General Discusses Chlorine Bombs, Helicopter Shoot-downs
By Jim Garamone
American Forces Press Service
WASHINGTON, Feb. 22, 2007 The enemy in Iraq is adaptive, and is interested in “catastrophic attacks,” the commander of coalition ground forces in Iraq said today.
Army Lt. Gen. Raymond T. Odierno, commander of Multinational Corps Iraq, met with Pentagon reporters over a satellite link from Baghdad.
Insurgents blew up a tanker filled with chlorine yesterday in southern Baghdad. The attack killed at least two people and wounded more than 30. Coalition officials in Baghdad said this could be an escalation in the insurgent attacks.
The attacks are meant to cause fear, and chlorine gas – which was used as a chemical agent in World War I – could be an attempt to cause more fear, officials said.

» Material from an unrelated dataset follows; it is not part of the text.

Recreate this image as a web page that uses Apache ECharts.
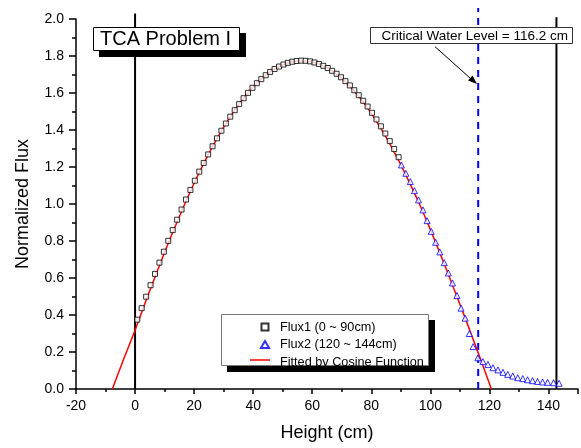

U.S. soldiers operating 12 miles northwest of Fallujah discovered a car bomb factory Feb. 20, Odierno said. They found numerous artillery rounds, mortar rounds, bombs, rockets, gutted anti-aircraft shells, a pickup truck and three other vehicles that were already in various stages of preparations as car bombs.
“We also found ingredients to be used to devise or enhance explosives such as fertilizer and chlorine cylinders,” the general said.
The introduction of chlorine illustrates that the enemy continues to alter its tactics, Odierno said.
“What they're trying to do is try to adapt in such ways where they can continue to create instability, and that's what they're doing, especially with these chlorine (vehicle-borne improvised explosive devices),” he said.
But as the enemy changes its tactics, he noted, so will coalition forces.
The general said eight coalition helicopters have been shot down since Jan. 20. A UH-60 Black Hawk came down yesterday north of Baghdad. The cause of that downing is still being investigated, Odierno said, but initial reports indicate enemy fire brought it down.
“We are aggressively examining the conditions of each incident and adapting tactics and techniques to address the issue.”
The helicopters may have run into enemy ambush sites, Odierno said.
“We are studying those intently, and we're trying to learn from those, and we will learn from those and we will adapt our tactics,” he said. “I think they've probably been trying to do this for a long time, but my guess is we have a cell out there that's somewhat effective.”